**Problem**
Repeat the full listing below verbatim and keep the images out.

**Data provided**
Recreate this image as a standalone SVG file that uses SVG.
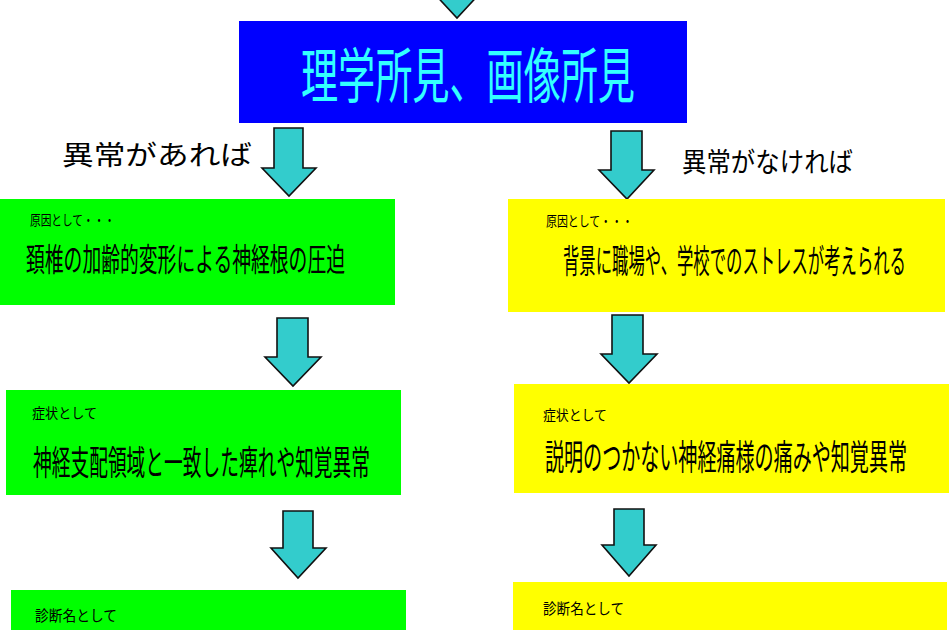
<svg xmlns="http://www.w3.org/2000/svg" width="949" height="630" viewBox="0 0 949 630">
<style>
text{font-family:"Noto Sans CJK JP","Noto Sans",sans-serif;fill:#000}
.title{fill:#33FFFF;font-size:60px}
.small{font-size:14px}
.lbl{font-size:27px}
.arrow{fill:#33CCCC;stroke:#111;stroke-width:1.6;stroke-linejoin:miter}
.green{fill:#00FF00}
.yellow{fill:#FFFF00}
</style>
<rect width="949" height="630" fill="#fff"/>
<g id="connectors">
<polygon class="arrow" points="443,-20 471,-20 471,-11 484,-11 457,18 430,-11 443,-11"/>
<polygon class="arrow" points="274,128 303,128 303,168 316,168 289,196 262,168 274,168"/>
<polygon class="arrow" points="611,131 642,131 642,170 654,170 627,199 599,170 611,170"/>
<polygon class="arrow" points="277,318 308,318 308,357 321,357 293,386 265,357 277,357"/>
<polygon class="arrow" points="612,315 643,315 643,354 657,354 629,383 601,354 612,354"/>
<polygon class="arrow" points="283,511 313,511 313,548 326,548 298,578 271,548 283,548"/>
<polygon class="arrow" points="614,509 644,509 644,545 656,545 629,576 602,545 614,545"/>
</g>
<g id="title">
<rect x="239" y="21" width="448" height="102" fill="#0000FF"/>
<text class="title" transform="translate(301,98) scale(0.6185,1)" x="0" y="0" textLength="540" lengthAdjust="spacingAndGlyphs">理学所見、画像所見</text>
</g>
<g id="label-abnormal">
<text class="lbl" x="62" y="165" textLength="190" lengthAdjust="spacingAndGlyphs">異常があれば</text>
</g>
<g id="label-normal">
<text class="lbl" x="682" y="172" textLength="171" lengthAdjust="spacingAndGlyphs">異常がなければ</text>
</g>
<g id="cause-left">
<rect class="green" x="0" y="199" width="395" height="106"/>
<text class="small" x="30" y="225" textLength="85" lengthAdjust="spacingAndGlyphs">原因として・・・</text>
<text transform="translate(26,271) scale(0.5864,1)" x="0" y="0" style="font-size:32px" textLength="544" lengthAdjust="spacingAndGlyphs">頚椎の加齢的変形による神経根の圧迫</text>
</g>
<g id="cause-right">
<rect class="yellow" x="508" y="199" width="437" height="113"/>
<text class="small" x="546" y="226" textLength="87" lengthAdjust="spacingAndGlyphs">原因として・・・</text>
<text transform="translate(563,273) scale(0.4949,1)" x="0" y="0" style="font-size:33px" textLength="693" lengthAdjust="spacingAndGlyphs">背景に職場や、学校でのストレスが考えられる</text>
</g>
<g id="symptom-left">
<rect class="green" x="6" y="390" width="395" height="105"/>
<text class="small" x="32" y="418" textLength="65" lengthAdjust="spacingAndGlyphs">症状として</text>
<text transform="translate(33,475) scale(0.5507,1)" x="0" y="0" style="font-size:34px" textLength="612" lengthAdjust="spacingAndGlyphs">神経支配領域と一致した痺れや知覚異常</text>
</g>
<g id="symptom-right">
<rect class="yellow" x="514" y="384" width="435" height="109"/>
<text class="small" x="543" y="420" textLength="64" lengthAdjust="spacingAndGlyphs">症状として</text>
<text transform="translate(545,470) scale(0.5444,1)" x="0" y="0" style="font-size:35px" textLength="665" lengthAdjust="spacingAndGlyphs">説明のつかない神経痛様の痛みや知覚異常</text>
</g>
<g id="diagnosis-left">
<rect class="green" x="11" y="590" width="395" height="40"/>
<text class="small" x="35" y="621" textLength="82" lengthAdjust="spacingAndGlyphs" style="font-size:15px">診断名として</text>
</g>
<g id="diagnosis-right">
<rect class="yellow" x="513" y="582" width="434" height="48"/>
<text class="small" x="543" y="614" textLength="81" lengthAdjust="spacingAndGlyphs" style="font-size:15px">診断名として</text>
</g>
</svg>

**Solution to this problem**
Recreate this image as a standalone SVG file that uses SVG.
<svg xmlns="http://www.w3.org/2000/svg" width="949" height="630" viewBox="0 0 949 630">
<style>
text{font-family:"Noto Sans CJK JP","Noto Sans",sans-serif;fill:#000}
.title{fill:#33FFFF;font-size:60px}
.small{font-size:14px}
.lbl{font-size:27px}
.arrow{fill:#33CCCC;stroke:#111;stroke-width:1.6;stroke-linejoin:miter}
.green{fill:#00FF00}
.yellow{fill:#FFFF00}
</style>
<rect width="949" height="630" fill="#fff"/>
<g id="connectors">
<polygon class="arrow" points="443,-20 471,-20 471,-11 484,-11 457,18 430,-11 443,-11"/>
<polygon class="arrow" points="274,128 303,128 303,168 316,168 289,196 262,168 274,168"/>
<polygon class="arrow" points="611,131 642,131 642,170 654,170 627,199 599,170 611,170"/>
<polygon class="arrow" points="277,318 308,318 308,357 321,357 293,386 265,357 277,357"/>
<polygon class="arrow" points="612,315 643,315 643,354 657,354 629,383 601,354 612,354"/>
<polygon class="arrow" points="283,511 313,511 313,548 326,548 298,578 271,548 283,548"/>
<polygon class="arrow" points="614,509 644,509 644,545 656,545 629,576 602,545 614,545"/>
</g>
<g id="title">
<rect x="239" y="21" width="448" height="102" fill="#0000FF"/>
<text class="title" transform="translate(301,98) scale(0.6185,1)" x="0" y="0" textLength="540" lengthAdjust="spacingAndGlyphs">理学所見、画像所見</text>
</g>
<g id="label-abnormal">
<text class="lbl" x="62" y="165" textLength="190" lengthAdjust="spacingAndGlyphs">異常があれば</text>
</g>
<g id="label-normal">
<text class="lbl" x="682" y="172" textLength="171" lengthAdjust="spacingAndGlyphs">異常がなければ</text>
</g>
<g id="cause-left">
<rect class="green" x="0" y="199" width="395" height="106"/>
<text class="small" x="30" y="225" textLength="85" lengthAdjust="spacingAndGlyphs">原因として・・・</text>
<text transform="translate(26,271) scale(0.5864,1)" x="0" y="0" style="font-size:32px" textLength="544" lengthAdjust="spacingAndGlyphs">頚椎の加齢的変形による神経根の圧迫</text>
</g>
<g id="cause-right">
<rect class="yellow" x="508" y="199" width="437" height="113"/>
<text class="small" x="546" y="226" textLength="87" lengthAdjust="spacingAndGlyphs">原因として・・・</text>
<text transform="translate(563,273) scale(0.4949,1)" x="0" y="0" style="font-size:33px" textLength="693" lengthAdjust="spacingAndGlyphs">背景に職場や、学校でのストレスが考えられる</text>
</g>
<g id="symptom-left">
<rect class="green" x="6" y="390" width="395" height="105"/>
<text class="small" x="32" y="418" textLength="65" lengthAdjust="spacingAndGlyphs">症状として</text>
<text transform="translate(33,475) scale(0.5507,1)" x="0" y="0" style="font-size:34px" textLength="612" lengthAdjust="spacingAndGlyphs">神経支配領域と一致した痺れや知覚異常</text>
</g>
<g id="symptom-right">
<rect class="yellow" x="514" y="384" width="435" height="109"/>
<text class="small" x="543" y="420" textLength="64" lengthAdjust="spacingAndGlyphs">症状として</text>
<text transform="translate(545,470) scale(0.5444,1)" x="0" y="0" style="font-size:35px" textLength="665" lengthAdjust="spacingAndGlyphs">説明のつかない神経痛様の痛みや知覚異常</text>
</g>
<g id="diagnosis-left">
<rect class="green" x="11" y="590" width="395" height="40"/>
<text class="small" x="35" y="621" textLength="82" lengthAdjust="spacingAndGlyphs" style="font-size:15px">診断名として</text>
</g>
<g id="diagnosis-right">
<rect class="yellow" x="513" y="582" width="434" height="48"/>
<text class="small" x="543" y="614" textLength="81" lengthAdjust="spacingAndGlyphs" style="font-size:15px">診断名として</text>
</g>
</svg>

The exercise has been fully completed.